Wednesday, March 16, 2011

SOLD: 1959 Aston Martin DB MK IIIB Drophead Coupe

Still catching up on some results here. This one comes again from RM Auctions "Invasion" auction in Scottsdale this January.

See more details HERE

This one was one of the few items which sold below the auction estimates. It seems like more cars are selling these days - some of which might be due to heightened financial investor interest in classic cars.

If I am honest, this particular car never vibed me right from the get-go. The color is not good, the proportions do not work for me, and with the top up - it gets even worse. I would opt for more of the classic look if I was in the market for a car in this range. That interior, however - wow.

LOT: 154

$215,000-$275,000 US
Chassis No. AM30031680
AUCTION RESULTS: Lot was Sold at a price of $198,000

Chassis #: AM30031680

162 bhp (SAE), 2,922 cc DBA inline six-cylinder engine with dual overhead camshafts and dual SU carburetors, fully synchronized four-speed manual gearbox, independent front suspension with trailing link, coil springs and Armstrong lever dampers, live Salisbury rear axle located by trailing links and transverse Panhard rod, and hydraulic front disc, “Alfin” rear drum brakes. Wheelbase: 99"

- Very rare – one of just 84 Drophead Coupes originally built
- A very solid older restoration
- The ultimate iteration of the DB2, the first “real” postwar Aston Martin
- A desirable MK IIIB model, the final and most-refined variant produced

The landmark DB2, considered by many marque enthusiasts to be the first “real” postwar Aston Martin model, was introduced in May 1950. The ultimate and most highly-refined variant, the DB Mark III (the “2/4” designation was eventually dropped) was introduced in March 1957 and produced in both Fixed Head Coupe and open Drophead Coupe form through July 1959, when it was ultimately succeeded by the DB4, which was initially advertised as “a companion to the DB Mark 3.”

Famed Polish-born Aston Martin engineer Tadek Marek thoroughly revised the existing six-cylinder W.O. Bentley/Lagonda engine design, with output rising to 162 bhp or 178 bhp with twin exhausts. Front disc brakes supplemented “Alfin” finned aluminum rear drum brakes, with the upgrade optional on the first 100 Mark IIIs produced and standard equipment on the ultimate Mark IIIB of 1958-1959.

Styling and body fittings were also updated, most notably with a revised grille opening inspired by the famed DB3S sports racer.
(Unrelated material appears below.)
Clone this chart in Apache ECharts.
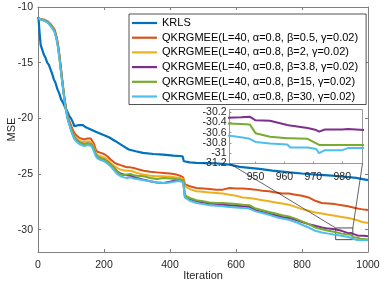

The new grille of the DB Mark III influenced Aston Martin styling for many years to follow, with its iconic basic design cues providing brand continuity and essentially remaining in effect through the V-8 models of the late 1980s. Among the many other updates of the Mark III, a revised instrument panel designed by Frank Feeley echoed the grille’s shape and now relocated the gauges directly in front the driver. Performance was strong for the era and continues to be quite satisfying today, with acceleration from rest to 60 mph in approximately nine seconds, en route to a top speed of 120 mph.

In popular culture, while the later DB5 is most often associated with Her Majesty’s Secret Agent James Bond, Ian Fleming’s original novel Goldfinger actually had 007 driving a DB Mark III. In fact, the DB Mark III was the only car in his books to be equipped with the iconic “Q-Branch” lethal gadgets that legions of Bond fans continue to associate with Aston Martin today. Just 551 examples of the DB Mark III were produced during a relatively brief production run spanning 1957 and 1959, including one purpose-built competition model. Of those few cars though, only 84 were the elegant and sporting Drophead Coupe variant. With their Feltham-era, hand-built quality and legendary road-ability, the cars continue to be highly coveted today.

The handsome right-hand drive 1959 DB Mark IIIB Drophead Coupe offered here is finished in red with tan leather upholstery and a matching convertible top. A legitimate “barn find” that was located in the mid-1990s, it continues to benefit from a comprehensive body-off restoration. During the process, the body was professionally stripped, prepared, painted and refinished to concours-quality standards. All brightwork was replaced or refinished as required, including the stunning knock-off, wire-spoke wheels, the matched pair of Lucas fog lamps and the stainless-steel exhaust system. The interior was authentically and completely restored using proper-weave carpeting, a black dash panel and tan Connolly leather upholstery, with everything crowned by a new and matching tan cloth top.

In August 2006, the DB Mark IIIB was acquired by its next caretaker, who actually used it very little and essentially stored it for much of the next four years during his tenure. The current owner purchased it recently, and as offered today, the car exhibits a very solid older restoration with a well-detailed engine bay and few visible signs of road use and wear. Extremely rare, desirable and beautifully presented, the offering of this late-production 1959 Mark IIIB Drophead Coupe is an exceptional opportunity for dedicated enthusiasts.